Chagos Islands: The UK has returned its final African colony to Mauritius.


By: Muhammad Ayub
The agreement comes after 13 rounds of negotiations that began in 2022, following the International Court of Justice (ICJ) and the UN General Assembly’s acknowledgment of Mauritius’s sovereignty claims in 2019 and 2021.
The ICJ, the principal judicial body of the UN, resolves disputes between countries.
Before granting independence to Mauritius in 1968, Britain was found to have unlawfully separated it to create a new colony on the Chagos archipelago, named the British Indian Ocean Territory (BIOT).
Initially, the UK rejected UN resolutions and court rulings that called for the return of the islands to Mauritius, arguing that the ICJ’s ruling was only an advisory opinion.
In the process of detaching the islands from Mauritius, the UK forcibly removed between 1,500 and 2,000 islanders to lease Diego Garcia, the largest island in the Chagos group, to the United States for military purposes, which both nations have operated together since then.

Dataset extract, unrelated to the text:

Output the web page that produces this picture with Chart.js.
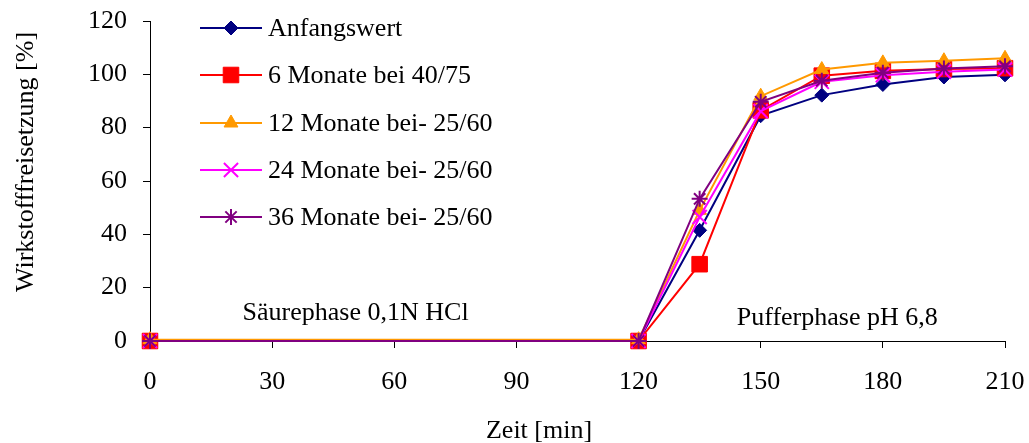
<!DOCTYPE html>
<html>
<head>
<meta charset="utf-8">
<script src="https://cdn.jsdelivr.net/npm/chart.js@4"></script>
<style>
  body { margin: 0; background: #fff; }
  #wrap { width: 1029px; height: 443px; }
</style>
</head>
<body>
<div id="wrap"><canvas id="chart"></canvas></div>
<script>
// Zeitpunkte [min] und Freisetzung [%] je Lagerbedingung
const zeit = [0, 120, 135, 150, 165, 180, 195, 210];
const anfangswert = [0, 0, 41.5, 84.5, 92.2, 96.2, 99, 99.8];
const monate6 = [0, 0, 28.8, 86.5, 99.5, 101.3, 102, 102.3];
const monate12 = [0.5, 0.5, 49, 91.8, 101.8, 104.3, 105.1, 106];
const monate24 = [0, 0, 46.5, 86.2, 97.2, 99.7, 101, 101.8];
const monate36 = [0, 0, 53.3, 89.7, 97.6, 100.6, 102.2, 103];

const serienNamen = ['Anfangswert', '6 Monate bei 40/75', '12 Monate bei- 25/60', '24 Monate bei- 25/60', '36 Monate bei- 25/60'];
const yTicks = [0, 20, 40, 60, 80, 100, 120];
const xTicks = [0, 30, 60, 90, 120, 150, 180, 210];

const phasen = [
    { text: 'Säurephase 0,1N HCl', x: 50.5, y: 10.5 },
    { text: 'Pufferphase pH 6,8', x: 168.8, y: 8.6 },
];

const FONT = '"Liberation Serif", "Times New Roman", serif';
const FS = 26;

const styles = [
    { color: '#000080', pointStyle: 'rectRot', radius: 7, fill: true },
    { color: '#FF0000', pointStyle: 'rect', radius: 11, fill: true },
    { color: '#FF9900', pointStyle: 'triangle', radius: 8, fill: true },
    { color: '#FF00FF', pointStyle: 'crossRot', radius: 10, fill: false },
    { color: '#800080', pointStyle: 'star', radius: 8, fill: false },
];

const werte = [anfangswert, monate6, monate12, monate24, monate36];

const datasets = werte.map((serie, i) => ({
    label: serienNamen[i],
    data: serie.map((v, k) => ({ x: zeit[k], y: v })),
    borderColor: styles[i].color,
    backgroundColor: styles[i].color,
    borderWidth: 2,
    pointStyle: styles[i].pointStyle,
    pointRadius: styles[i].radius,
    pointBorderWidth: styles[i].fill ? 1 : 2,
    pointBorderColor: styles[i].color,
    pointBackgroundColor: styles[i].color,
    tension: 0,
    clip: false,
    order: werte.length - i,
}));

// Beschriftungen, Achsentitel und Legende im Diagramm
const beschriftung = {
    id: 'beschriftung',
    afterDraw(chart) {
        const { ctx, chartArea, scales } = chart;
        ctx.save();
        ctx.font = FS + 'px ' + FONT;
        ctx.fillStyle = '#000';
        ctx.textBaseline = 'middle';
        ctx.textAlign = 'center';
        phasen.forEach(p => {
            ctx.fillText(p.text, scales.x.getPixelForValue(p.x), scales.y.getPixelForValue(p.y));
        });
        ctx.fillText('Zeit [min]', chartArea.left + chartArea.width * 0.455, 431);

        ctx.save();
        ctx.translate(26, 162);
        ctx.rotate(-Math.PI / 2);
        ctx.fillText('Wirkstofffreisetzung [%]', 0, 0);
        ctx.restore();

        // Legende
        const x0 = chartArea.left + 50;
        const rows = [28, 75, 123, 170, 217];
        ctx.textAlign = 'left';
        styles.forEach((s, i) => {
            const y = rows[i];
            ctx.strokeStyle = s.color;
            ctx.lineWidth = 2;
            ctx.beginPath();
            ctx.moveTo(x0, y);
            ctx.lineTo(x0 + 62, y);
            ctx.stroke();
            ctx.fillStyle = s.color;
            ctx.lineWidth = s.fill ? 1 : 2;
            Chart.helpers.drawPoint(ctx, { pointStyle: s.pointStyle, radius: s.radius, rotation: 0, borderWidth: s.fill ? 1 : 2 }, x0 + 31, y);
            ctx.fillStyle = '#000';
            ctx.fillText(serienNamen[i], x0 + 68, y + 1);
        });
        ctx.restore();
    },
};

new Chart(document.getElementById('chart'), {
    type: 'line',
    data: { datasets },
    plugins: [beschriftung],
    options: {
        responsive: true,
        maintainAspectRatio: false,
        animation: false,
        layout: { padding: { top: 21, right: 24, left: 0, bottom: 0 } },
        plugins: {
            legend: { display: false },
            tooltip: { enabled: false },
        },
        scales: {
            x: {
                type: 'linear',
                min: 0,
                max: 210,
                afterBuildTicks: s => { s.ticks = xTicks.map(v => ({ value: v })); },
                afterFit: s => { s.height = 102; s.paddingLeft = 0; s.paddingRight = 0; },
                grid: { drawOnChartArea: false, color: '#000', tickLength: 7, tickWidth: 1 },
                border: { color: '#000', width: 1 },
                ticks: { color: '#000', font: { family: FONT, size: FS }, padding: 19, maxRotation: 0 },
            },
            y: {
                min: 0,
                max: 120,
                afterBuildTicks: s => { s.ticks = yTicks.map(v => ({ value: v })); },
                afterFit: s => { s.width = 150; s.paddingTop = 0; s.paddingBottom = 0; },
                grid: { drawOnChartArea: false, color: '#000', tickLength: 7, tickWidth: 1 },
                border: { color: '#000', width: 1 },
                ticks: { color: '#000', font: { family: FONT, size: FS }, padding: 16 },
            },
        },
    },
});
</script>
</body>
</html>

Reports indicate that the UK inaccurately claimed that Chagos had no permanent residents to avoid reporting its colonial governance to the UN. In truth, the Chagossian community had inhabited the islands for centuries.

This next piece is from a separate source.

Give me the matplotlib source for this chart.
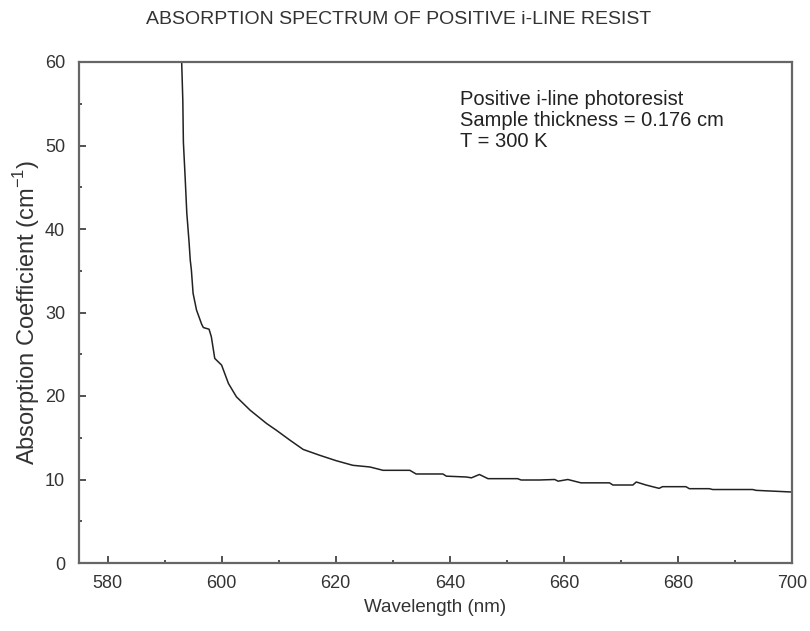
import matplotlib
matplotlib.use("Agg")
import matplotlib.pyplot as plt
from matplotlib.ticker import MultipleLocator

plt.rcParams['font.family'] = ['Liberation Sans', 'DejaVu Sans']

title = "ABSORPTION SPECTRUM OF POSITIVE i-LINE RESIST"
xlabel = "Wavelength (nm)"
ylabel = "Absorption Coefficient (cm$^{\\mathregular{-1}}$)"
note_lines = ["Positive i-line photoresist", "Sample thickness = 0.176 cm", "T = 300 K"]

wavelength = [593.0, 593.2, 593.3, 593.6, 593.9, 594.3, 594.5, 594.7, 595.0, 595.6,
              596.5, 596.8, 597.8, 598.2, 598.8, 600.0, 601.2, 602.6, 605.0, 607.9,
              609.6, 612.0, 614.3, 617.2, 620.1, 623.0, 626.0, 628.3, 633.0, 634.1,
              638.8, 639.4, 642.9, 643.8, 645.2, 646.7, 651.9, 652.5, 655.7, 658.4,
              659.0, 660.7, 663.0, 668.0, 668.6, 672.1, 672.7, 674.4, 676.7, 677.3,
              681.4, 682.0, 685.5, 686.1, 693.1, 693.7, 700.0]
absorption = [60.0, 55.4, 50.4, 46.3, 41.9, 38.4, 36.3, 35.1, 32.3, 30.3,
              28.6, 28.2, 28.0, 27.1, 24.5, 23.7, 21.5, 19.9, 18.3, 16.7,
              15.9, 14.7, 13.6, 12.9, 12.25, 11.7, 11.5, 11.1, 11.1, 10.66,
              10.66, 10.4, 10.3, 10.2, 10.6, 10.1, 10.1, 9.94, 9.94, 10.0,
              9.8, 10.0, 9.6, 9.6, 9.34, 9.34, 9.7, 9.34, 8.94, 9.14,
              9.14, 8.9, 8.9, 8.8, 8.8, 8.7, 8.5]

fig = plt.figure(figsize=(8.1, 6.31), dpi=100)
ax = fig.add_axes([79/810, 1-563/631, (792-79)/810, (563-62)/631])

ax.plot(wavelength, absorption, color='#222222', lw=1.1)

ax.set_xlim(575, 700)
ax.set_ylim(0, 60)
ax.xaxis.set_major_locator(MultipleLocator(20))
ax.xaxis.set_minor_locator(MultipleLocator(10))
ax.yaxis.set_major_locator(MultipleLocator(10))
ax.yaxis.set_minor_locator(MultipleLocator(5))
ax.tick_params(which='both', direction='in', top=False, right=False,
               color='#333333', width=1.2)
ax.tick_params(which='major', length=5, labelsize=13, labelcolor='#333333')
ax.tick_params(axis='x', which='major', pad=9)
ax.tick_params(axis='y', which='major', pad=10)
ax.tick_params(which='minor', length=2.5)
for s in ax.spines.values():
    s.set_color('#666666')
    s.set_linewidth(1.6)

ax.set_xlabel(xlabel, fontsize=13.5, color='#333333', labelpad=5)
ax.set_ylabel(ylabel, fontsize=17, color='#333333', labelpad=2)

fig.text(399/810, 1-20/631, title, ha='center', va='center', fontsize=14, color='#333333')

ax.text(0.534, 0.945, "\n".join(note_lines), transform=ax.transAxes,
        ha='left', va='top', fontsize=14.5, color='#222222', linespacing=1.15)

fig.savefig("out.png", dpi=100)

The UK and US governments forcibly displaced the Chagossians from 1967 to 1973, affecting not only Diego Garcia but also Peros Banhos and Salomon.

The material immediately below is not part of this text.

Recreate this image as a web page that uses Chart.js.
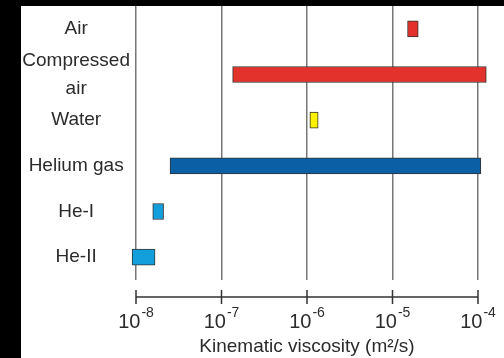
<!DOCTYPE html>
<html>
<head>
<meta charset="utf-8">
<script src="https://cdn.jsdelivr.net/npm/chart.js@4"></script>
<style>
  html, body { margin: 0; padding: 0; background: #000; width: 504px; height: 358px; overflow: hidden; }
  #wrap { position: absolute; left: 21px; top: 6px; width: 483px; height: 352px; background: #fff; }
</style>
</head>
<body>
<div id="wrap"><canvas id="chart"></canvas></div>
<script>
const categories = ["Air", ["Compressed", "air"], "Water", "Helium gas", "He-I", "He-II"];
const rangeLow = [1.5e-5, 1.35e-7, 1.08e-6, 2.5e-8, 1.57e-8, 9.0e-9];
const rangeHigh = [2.0e-5, 1.25e-4, 1.35e-6, 1.08e-4, 2.1e-8, 1.67e-8];
const tickExponents = [-8, -7, -6, -5, -4];
const axisTitle = "Kinematic viscosity (m\u00B2/s)";

const barColors = ["#e3312b", "#e3312b", "#fff200", "#0b5fa5", "#139fdc", "#139fdc"];
const fontFamily = "'Liberation Sans', Arial, Helvetica, sans-serif";
const textColor = "#2b2b2b";

const tickValues = tickExponents.map((e) => Math.pow(10, e));

// axis line sits below the grid with a gap, plus "10^n" labels with raised exponents
const bottomAxis = {
  id: "bottomAxis",
  afterDraw(chart) {
    const { ctx, chartArea, scales } = chart;
    const x = scales.x;
    const y0 = chartArea.bottom + 17;
    ctx.save();
    ctx.strokeStyle = "#333";
    ctx.lineWidth = 1.5;
    ctx.beginPath();
    ctx.moveTo(x.left, y0);
    ctx.lineTo(x.right, y0);
    x.ticks.forEach((t) => {
      const px = x.getPixelForValue(t.value);
      ctx.moveTo(px, y0 - 7);
      ctx.lineTo(px, y0 + 7);
    });
    ctx.stroke();

    ctx.fillStyle = textColor;
    ctx.textBaseline = "alphabetic";
    ctx.textAlign = "left";
    x.ticks.forEach((t, i) => {
      const px = x.getPixelForValue(t.value);
      const base = "10";
      const exp = String(tickExponents[i]);
      ctx.font = `20px ${fontFamily}`;
      const wb = ctx.measureText(base).width;
      ctx.font = `14px ${fontFamily}`;
      const we = ctx.measureText(exp).width;
      const start = px - (wb + 1 + we) / 2;
      ctx.font = `20px ${fontFamily}`;
      ctx.fillText(base, start, y0 + 31);
      ctx.font = `14px ${fontFamily}`;
      ctx.fillText(exp, start + wb + 1, y0 + 20);
    });
    ctx.restore();
  },
};

new Chart(document.getElementById("chart"), {
  type: "bar",
  data: {
    labels: categories,
    datasets: [
      {
        data: rangeLow.map((lo, i) => [lo, rangeHigh[i]]),
        backgroundColor: barColors,
        borderColor: "#333",
        borderWidth: 1,
        borderSkipped: false,
        barThickness: 16,
        clip: false,
      },
    ],
  },
  options: {
    indexAxis: "y",
    responsive: true,
    maintainAspectRatio: false,
    animation: false,
    layout: { padding: { left: 0, right: 26, top: 0, bottom: 0 } },
    plugins: {
      legend: { display: false },
      tooltip: { enabled: false },
    },
    scales: {
      x: {
        type: "logarithmic",
        min: tickValues[0],
        max: tickValues[tickValues.length - 1],
        afterBuildTicks: (scale) => {
          scale.ticks = tickValues.map((v) => ({ value: v }));
        },
        afterFit: (scale) => {
          scale.height = 78;
          scale.paddingLeft = 0;
          scale.paddingRight = 0;
        },
        grid: { color: "#777", lineWidth: 1.5, drawTicks: false },
        border: { display: false },
        ticks: { display: false },
        title: {
          display: true,
          text: axisTitle,
          color: textColor,
          font: { family: fontFamily, size: 19 },
          padding: { top: 0, bottom: 0 },
        },
      },
      y: {
        type: "category",
        afterFit: (scale) => {
          scale.width = 115;
          scale.paddingTop = 0;
          scale.paddingBottom = 0;
        },
        grid: { display: false, drawTicks: false },
        border: { display: false },
        ticks: {
          color: textColor,
          crossAlign: "center",
          autoSkip: false,
          padding: 6,
          font: { family: fontFamily, size: 19, lineHeight: 1.45 },
        },
      },
    },
  },
  plugins: [bottomAxis],
});
</script>
</body>
</html>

The campaign against British ownership of the Chagos archipelago saw Mauritian ambassador to the UN, Jagdish Koonjul, raise the Mauritian flag over Peros Banhos in a ceremony in February 2022, marking the first Mauritian expedition to the territory since the islanders’ expulsion.
Under the agreement reached on Thursday, the UK will maintain control over the UK-US military base at Diego Garcia.
UK Foreign Secretary David Lammy stated that the UK government had secured the future of the military base while also ensuring a strong long-term relationship with Mauritius, a key partner in the Commonwealth.
However, many Chagossians expressed frustration over the UK government’s failure to consult them prior to the announcement, as reported.
Chagossian Voices, an organization representing Chagossians in the UK and other countries where islanders have settled, criticized “the exclusion of the Chagossian community from the negotiations,” which left them “powerless and voiceless in shaping our future and that of our homeland.”
“The perspectives of Chagossians, the Indigenous inhabitants of the islands, have been consistently and deliberately overlooked, and we demand full inclusion in the treaty drafting process.”